Graphite is also a chemically inert substance and has an extreme temperature resistance. Because of these unique properties, graphite outperforms almost every other material, including steel and titanium, in plate applications that require very high temperatures.
Graphite plates are commonly used for structural ribs, components of kilns and copper, zinc and aluminum extrusion machines, cable manufacturing, carbide, electrodes, plastic injection molding parts, lubricating and sealing plates, and the most widely used—bipolar fuel cell construction. They can also be used to dam molten metal in metal fabrication plants and provide a protective barrier in welding processes.
The aerospace, paper, chemical, cement, electronic and electric industries also use graphite plates for many different application functions. Natural graphite is composed of layers of graphite which are not tightly bonded to each other and therefore can be separated easily. Some thinner flexible graphite plates are used as sealing material.
The graphite plates are custom made and also come in many different standard shapes and sizes, although plates are always uniformly flat, generally have 90º angled corners and are thinner than graphite sheets, which are very flexible and are able to be rolled up.
The extrusion process involves pure graphite, carbon graphite or a mixture of materials being heated until flexible and then forced through a hollow profile. Most plates are made of multiple uni-directional layers that have been sandwiched together with an epoxy. Because graphite tends to be a porous material, many plates are impregnated with wax, resin or high purity linseed oil to create a gas-tight seal and eliminate the problems that pores and impurities create.

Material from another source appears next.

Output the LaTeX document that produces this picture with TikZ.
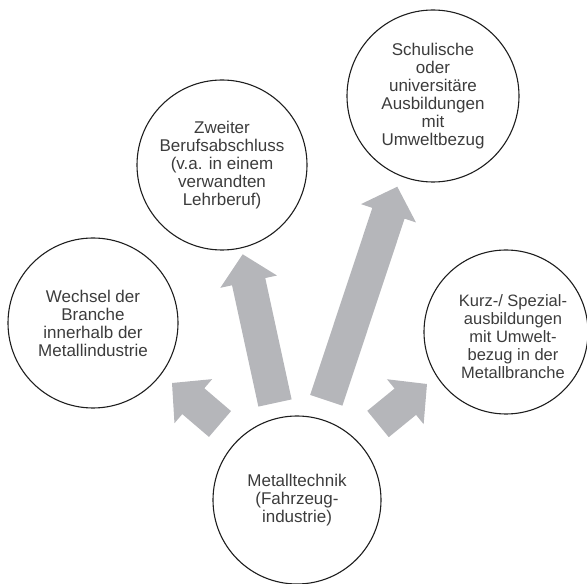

Many different grades of graphite are used to make plates. IPG is made of fine particles, exhibits high strength and sharp detail. PL-850 is dense and oxidation resistant, meaning it fares will in extremely high temperatures. PL-800 is easy to machine and is also used in high temperature applications like furnaces and kilns.
Pure graphite is used in fuel cells and as graphite electrodes because it has lower density than other temperature resistant metal plates. However, it tends to be quite brittle and polymer binders are added to give the graphite more flexibility. The plates may be smooth, textured, have exterior layers made of high gloss woven carbon fabric, corrugated, engraved or have a patterned design. Like most graphite products, plates are inexpensive and simple to manufacture.